Truths Juxtaposed: Kim Kyung Ju’s I Am a Season That Does Not Exist in the World, Translated by Jake Levine

Reviewed by Heather Lang

I Am a Season that Does Not Exist in the World-Kim Kyung JuI Am a Season That Does Not Exist in the World by Kim Kyung Ju, as translated from the Korean by Jake Levine, is a raucous and surrealist read. Yet, this poetry collection remains anchored in the natural world. Our physical world is, for the most part, unyielding, and oftentimes its concreteness feels unforgiving. By approaching Kim’s collection of poems with an ecocritical lens, however, possibilities are both palpable and vast. In many cases, there’s more than one truth.

The title, I Am a Season That Does Not Exist in the World, plays an immediate role in orienting the collection to the natural world. The “I” is connected to nature because he’s a “Season”; the “I” is also disconnected from nature because he does “Not Exist in the World.” This intriguing parallel creates an ongoing conflict. As a reader, I find myself wanting to resolve this discrepancy, but there’s no neat-and-tidy solution to be found. Therefore, the title ushers me into the book, and once I begin, I don’t want to put it down.

“Hey Garden Balsam Standing Underneath the Fence” is one of the collection’s prose poems. Like the other poems in Kim’s book, it is riddled with images: “A dragonfly lies in the garden like a stiff leaf. Like a bird made from mother of pearl that spent its entire life pressed into the armoire” (95). These sentences burst with concrete nouns, yet we move from image to image so quickly that, although we experience each moment to the fullest, we can’t actually hold onto anything. It’s as if what’s tangible slips through our fingers. We can’t take it with us. Moreover, the long block of text does not allow us space to breathe, contemplate, or recoup like a lineated poem with stanzas might. There’s also no enjambment to guide us along the way. The poem’s form heightens the feeling of being unable to ground our feet in something, and toward the end of the poem, we read, “Hey, the baby died a long time ago already. You can’t see the same rose twice” (96). If forced to assign a main idea to the poem, together these two sentences might best represent its core, or perhaps even the book. Our experience clipping through the poem from “dragonfly” to “stiff leaf” to “bird” to “mother of pearl” demonstrates the singular yet fleeting experiences of life (95).

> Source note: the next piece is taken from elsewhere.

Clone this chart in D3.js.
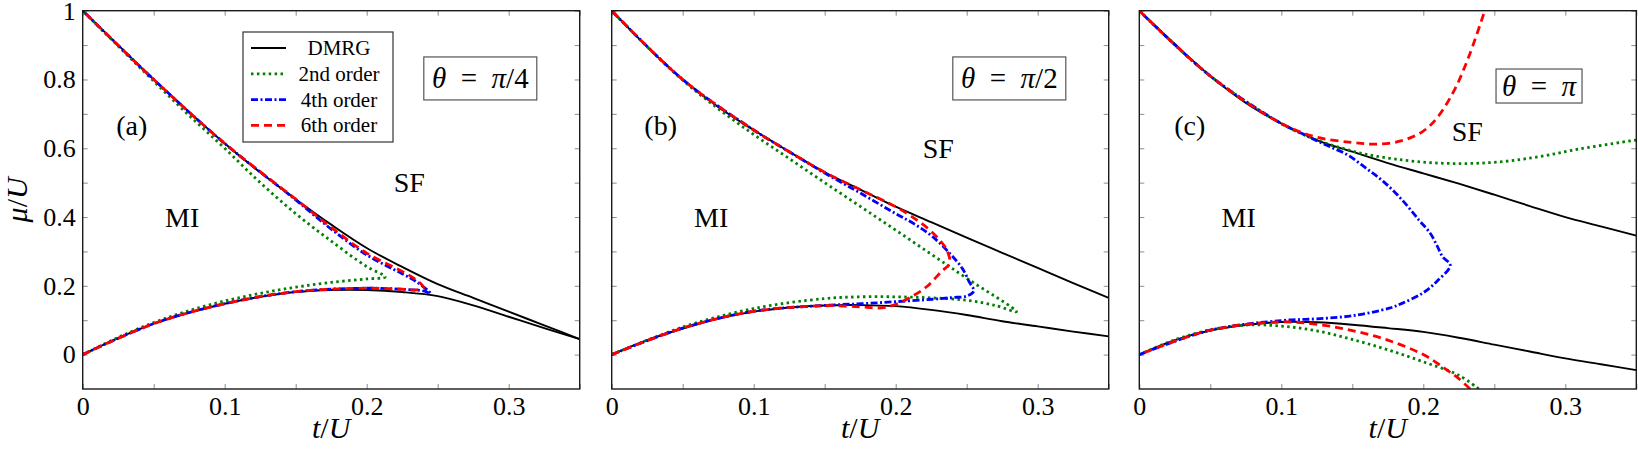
<!DOCTYPE html>
<html>
<head>
<meta charset="utf-8">
<script src="https://cdn.jsdelivr.net/npm/d3@7"></script>
<style>
body { margin: 0; background: #fff; }
svg { display: block; font-family: "Liberation Serif", "Times New Roman", serif; }
</style>
</head>
<body>
<svg id="chart" width="1638" height="450"></svg>
<script>
// t/U grid of the DMRG boundaries
const tGrid = [0, 0.025, 0.05, 0.075, 0.1, 0.125, 0.15, 0.175, 0.2, 0.225, 0.25, 0.275, 0.3, 0.325, 0.35];

// DMRG upper / lower Mott boundaries, one pair per panel
const dmrgUpA = [1, 0.90, 0.80, 0.705, 0.614, 0.53, 0.452, 0.378, 0.31, 0.255, 0.205, 0.165, 0.125, 0.085, 0.045];
const dmrgLoA = [0, 0.048, 0.09, 0.122, 0.148, 0.168, 0.182, 0.188, 0.188, 0.182, 0.17, 0.143, 0.11, 0.077, 0.045];
const dmrgUpB = [1, 0.895, 0.80, 0.72, 0.653, 0.59, 0.53, 0.48, 0.43, 0.385, 0.34, 0.296, 0.252, 0.208, 0.165];
const dmrgLoB = [0, 0.042, 0.076, 0.105, 0.125, 0.137, 0.143, 0.144, 0.141, 0.13, 0.115, 0.097, 0.082, 0.067, 0.053];
const dmrgUpC = [1, 0.903, 0.81, 0.732, 0.672, 0.624, 0.59, 0.557, 0.527, 0.497, 0.465, 0.432, 0.40, 0.373, 0.346];
const dmrgLoC = [0, 0.042, 0.07, 0.086, 0.095, 0.094, 0.087, 0.077, 0.066, 0.049, 0.029, 0.009, -0.011, -0.028, -0.045];

// strong coupling expansion, [t/U, mu/U] going along the lobe
const ord2A = [[0, 0], [0.025, 0.05], [0.05, 0.093], [0.075, 0.128], [0.1, 0.156], [0.125, 0.178], [0.15, 0.196], [0.175, 0.21], [0.2, 0.22], [0.213, 0.226],
  [0.2, 0.256], [0.175, 0.33], [0.15, 0.41], [0.125, 0.5], [0.1, 0.6], [0.075, 0.695], [0.05, 0.795], [0.025, 0.897], [0, 1]];
const ord4A = [[0, 0], [0.05, 0.09], [0.1, 0.148], [0.15, 0.183], [0.2, 0.193], [0.225, 0.19], [0.24, 0.185], [0.245, 0.178],
  [0.235, 0.212], [0.225, 0.235], [0.2, 0.29], [0.175, 0.365], [0.15, 0.45], [0.1, 0.614], [0.05, 0.80], [0, 1]];
const ord6A = [[0, 0], [0.05, 0.09], [0.1, 0.148], [0.15, 0.183], [0.2, 0.193], [0.225, 0.19], [0.235, 0.188], [0.24, 0.195],
  [0.235, 0.217], [0.225, 0.242], [0.2, 0.295], [0.175, 0.37], [0.15, 0.452], [0.1, 0.614], [0.05, 0.80], [0, 1]];

const ord2B = [[0, 0], [0.05, 0.08], [0.1, 0.134], [0.15, 0.163], [0.175, 0.168], [0.2, 0.168], [0.225, 0.165], [0.25, 0.158], [0.27, 0.143], [0.285, 0.125],
  [0.25, 0.222], [0.225, 0.292], [0.2, 0.362], [0.175, 0.431], [0.15, 0.5], [0.125, 0.57], [0.1, 0.64], [0.075, 0.715], [0.05, 0.798], [0.025, 0.895], [0, 1]];
const ord4B = [[0, 0], [0.05, 0.077], [0.1, 0.126], [0.15, 0.143], [0.176, 0.148], [0.2, 0.154], [0.226, 0.161], [0.24, 0.166], [0.25, 0.17], [0.255, 0.185],
  [0.252, 0.21], [0.247, 0.25], [0.239, 0.29], [0.226, 0.343], [0.213, 0.38], [0.2, 0.41], [0.175, 0.47], [0.15, 0.528], [0.125, 0.59], [0.1, 0.653], [0.05, 0.80], [0, 1]];
const ord6B = [[0, 0], [0.05, 0.077], [0.1, 0.126], [0.15, 0.142], [0.175, 0.139], [0.19, 0.136], [0.2, 0.146], [0.211, 0.168], [0.222, 0.198], [0.232, 0.241],
  [0.238, 0.266], [0.236, 0.304], [0.231, 0.333], [0.224, 0.362], [0.215, 0.391], [0.2, 0.43], [0.175, 0.48], [0.15, 0.53], [0.125, 0.59], [0.1, 0.653], [0.05, 0.80], [0, 1]];

const ord2C = [[0.239, -0.1], [0.225, -0.06], [0.2, -0.021], [0.175, 0.014], [0.15, 0.044], [0.125, 0.069], [0.1, 0.083], [0.075, 0.086], [0.05, 0.072], [0.025, 0.043], [0, 0],
  null,
  [0, 1], [0.05, 0.81], [0.1, 0.672], [0.125, 0.624], [0.15, 0.592], [0.16, 0.582], [0.185, 0.566], [0.21, 0.557], [0.235, 0.556], [0.26, 0.563], [0.285, 0.578], [0.31, 0.598], [0.35, 0.624]];
const ord4C = [[0, 0], [0.05, 0.071], [0.1, 0.099], [0.125, 0.104], [0.15, 0.113], [0.176, 0.135], [0.185, 0.149], [0.2, 0.18], [0.21, 0.215], [0.219, 0.26],
  [0.2135, 0.285], [0.21, 0.314], [0.205, 0.352], [0.197, 0.391], [0.185, 0.45], [0.172, 0.503], [0.16, 0.541], [0.147, 0.58], [0.134, 0.605], [0.125, 0.622], [0.115, 0.642], [0.1, 0.672], [0.05, 0.81], [0, 1]];
const ord6C = [[0.233, -0.1], [0.225, -0.07], [0.215, -0.04], [0.2, 0], [0.175, 0.042], [0.15, 0.07], [0.125, 0.088], [0.1, 0.095], [0.05, 0.071], [0, 0],
  null,
  [0, 1], [0.05, 0.81], [0.1, 0.672], [0.125, 0.632], [0.15, 0.617], [0.167, 0.612], [0.185, 0.622], [0.2, 0.65], [0.21, 0.69], [0.222, 0.77], [0.232, 0.866], [0.2425, 0.99], [0.245, 1.02]];

const xTicks = [0, 0.05, 0.1, 0.15, 0.2, 0.25, 0.3, 0.35];
const yTicks = [0, 0.1, 0.2, 0.3, 0.4, 0.5, 0.6, 0.7, 0.8, 0.9, 1];
const legendNames = ["DMRG", "2nd order", "4th order", "6th order"];

const panels = [
  { tag: "(a)", theta: "π/4", left: 82.7, up: dmrgUpA, lo: dmrgLoA, o2: ord2A, o4: ord4A, o6: ord6A,
    tagAt: [0.0345, 0.668], miAt: [0.07, 0.4], sfAt: [0.23, 0.5], boxAt: [0.28, 0.803], box: [113, 43] },
  { tag: "(b)", theta: "π/2", left: 611.7, up: dmrgUpB, lo: dmrgLoB, o2: ord2B, o4: ord4B, o6: ord6B,
    tagAt: [0.0345, 0.668], miAt: [0.07, 0.4], sfAt: [0.23, 0.6], boxAt: [0.28, 0.803], box: [113, 43] },
  { tag: "(c)", theta: "π", left: 1139.3, up: dmrgUpC, lo: dmrgLoC, o2: ord2C, o4: ord4C, o6: ord6C,
    tagAt: [0.0355, 0.668], miAt: [0.07, 0.4], sfAt: [0.231, 0.65], boxAt: [0.2815, 0.781], box: [86, 34] }
];

const styles = [
  { color: "#000", width: 1.9, dash: null },
  { color: "#007f00", width: 2.8, dash: "2.5,3.4" },
  { color: "#0000ff", width: 2.8, dash: "7,2.5,2,2.5" },
  { color: "#ff0000", width: 2.8, dash: "8,5" }
];

const W = 497, H = 378.3, TOP = 10.7;
const SERIF = '"Liberation Serif", "Times New Roman", serif';
const svg = d3.select("#chart");

const fmt = d => String(+d.toFixed(2));

panels.forEach((p, i) => {
  const x = d3.scaleLinear().domain([0, 0.35]).range([0, W]);
  const y = d3.scaleLinear().domain([-0.1, 1]).range([H, 0]);
  const g = svg.append("g").attr("transform", `translate(${p.left},${TOP})`);

  g.append("clipPath").attr("id", "clip" + i)
    .append("rect").attr("width", W).attr("height", H);

  // axes, ticks pointing inwards on all four sides
  const xb = g.append("g").attr("transform", `translate(0,${H})`)
    .call(d3.axisBottom(x).tickValues(xTicks).tickSize(-5).tickPadding(8)
      .tickFormat(d => Math.abs(d * 10 - Math.round(d * 10)) < 1e-6 ? fmt(d) : ""));
  const xt = g.append("g")
    .call(d3.axisTop(x).tickValues(xTicks).tickSize(-5).tickFormat(""));
  const yl = g.append("g")
    .call(d3.axisLeft(y).tickValues(yTicks).tickSize(-5).tickPadding(7)
      .tickFormat(d => (i === 0 && Math.round(d * 10) % 2 === 0) ? fmt(d) : ""));
  const yr = g.append("g").attr("transform", `translate(${W},0)`)
    .call(d3.axisRight(y).tickValues(yTicks).tickSize(-5).tickFormat(""));
  [xb, xt, yl, yr].forEach(a => {
    a.attr("font-family", SERIF).attr("font-size", 26);
    a.select(".domain").remove();
    a.selectAll(".tick line").attr("stroke", "#8c8c8c").attr("stroke-width", 1);
    a.selectAll("text").attr("fill", "#000");
  });

  // curves
  const line = d3.line().defined(d => d).x(d => x(d[0])).y(d => y(d[1])).curve(d3.curveCatmullRom);
  const curves = g.append("g").attr("clip-path", `url(#clip${i})`);
  const dmrgUp = tGrid.map((t, k) => [t, p.up[k]]);
  const dmrgLo = tGrid.map((t, k) => [t, p.lo[k]]);
  [[dmrgUp, 0], [dmrgLo, 0], [p.o2, 1], [p.o4, 2], [p.o6, 3]].forEach(([data, s]) => {
    curves.append("path").datum(data)
      .attr("d", line)
      .attr("fill", "none")
      .attr("stroke", styles[s].color)
      .attr("stroke-width", styles[s].width)
      .attr("stroke-dasharray", styles[s].dash)
      .attr("stroke-linejoin", "round");
  });

  g.append("rect").attr("width", W).attr("height", H)
    .attr("fill", "none").attr("stroke", "#1a1a1a").attr("stroke-width", 1.4);

  // annotations
  const big = (txt, at) => g.append("text").attr("x", x(at[0])).attr("y", y(at[1]))
    .attr("text-anchor", "middle").attr("dy", "0.35em").attr("font-size", 28).text(txt);
  big(p.tag, p.tagAt);
  big("MI", p.miAt);
  big("SF", p.sfAt);

  const bx = x(p.boxAt[0]), by = y(p.boxAt[1]);
  g.append("rect").attr("x", bx - p.box[0] / 2).attr("y", by - p.box[1] / 2)
    .attr("width", p.box[0]).attr("height", p.box[1])
    .attr("fill", "#fff").attr("stroke", "#555").attr("stroke-width", 1.2);
  const th = g.append("text").attr("x", bx).attr("y", by + 10)
    .attr("text-anchor", "middle").attr("font-size", 29);
  th.append("tspan").attr("font-style", "italic").text("θ");
  th.append("tspan").text("\u2002=\u2002");
  th.append("tspan").attr("font-style", "italic").text(p.theta.slice(0, 1));
  th.append("tspan").text(p.theta.slice(1));

  // x label
  const xl = g.append("text").attr("x", W / 2).attr("y", 438 - TOP)
    .attr("text-anchor", "middle").attr("font-size", 30);
  xl.append("tspan").attr("font-style", "italic").text("t");
  xl.append("tspan").text("/");
  xl.append("tspan").attr("font-style", "italic").text("U");

  if (i === 0) {
    const yt = svg.append("text").attr("transform", `translate(27,${TOP + H / 2}) rotate(-90)`)
      .attr("text-anchor", "middle").attr("font-size", 30);
    yt.append("tspan").attr("font-style", "italic").text("μ");
    yt.append("tspan").text("/");
    yt.append("tspan").attr("font-style", "italic").text("U");

    // legend
    const lg = g.append("g").attr("transform", `translate(${243 - p.left},${32 - TOP})`);
    lg.append("rect").attr("width", 150).attr("height", 110)
      .attr("fill", "#fff").attr("stroke", "#333").attr("stroke-width", 1.2);
    legendNames.forEach((name, k) => {
      const ry = 16 + k * 25.8;
      lg.append("line").attr("x1", 8).attr("x2", 43).attr("y1", ry).attr("y2", ry)
        .attr("stroke", styles[k].color).attr("stroke-width", styles[k].width)
        .attr("stroke-dasharray", styles[k].dash);
      lg.append("text").attr("x", 96).attr("y", ry).attr("dy", "0.33em")
        .attr("text-anchor", "middle").attr("font-size", 21).text(name);
    });
  }
});
</script>
</body>
</html>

Kim not only offers us bright moments brimming with verve, but is also generous with his readers. In “The Rhythm of Falling Snow,” “ricewater escapes” and the sound, “gub-gub,” invites us into the scene, asks us to partake (43). Levine’s slightly foreign yet familiar onomatopoeia represents one of many moments where his deft choices for his English audience mirror Kim’s kindness. “Abandoned with the lid open / inside the rice pot it snows,” Levine translates. We can look into the metaphorical world, and see that the “rhythm of snow / is piling on the bottom of the pot.” In a way, an entire world now exists in this vessel, and we can approach it, view it, and even carry it with us in a way that we could not before. The world becomes less overwhelming. We might even be nourished by it.

On the other hand, Kim also minimizes the world. Through this metaphor, the world becomes less significant — or, at the very least, it’s clear that it’s short lived. Once we eat from this world, all we’ll have left is “the faint color of rice water.” Moreover, the setting, a “spring day,” intensifies that atmosphere of loss (44). The juxtaposition between spring, symbolic of life, and grief is chilling. Kim reveals his attraction to the ghostly world beyond our objective reality in a conversation with Levine. The “ancient rhythm of the pot” reminds us of what has come before, and also the cyclical nature of the seasons (43).

I Am a Season That Does Not Exist in the World was first published in Korea in 2006, and there it is already in its thirteenth edition. Levine’s translation, released last year by Black Ocean, allows English-language readers to visit the outrageous truths that Kim illustrates. The collection explores a number of topics: ecological matters, societal issues, mental and physical illnesses, and much more. The pages of this collection swarm with strange and heavy real-world implications. It would be a mistake not to witness them for yourself.

Kim, Kyung Ju. I Am a Season That Does Not Exist in the World. Translated by Jake Levine. Black Ocean Press, 2015.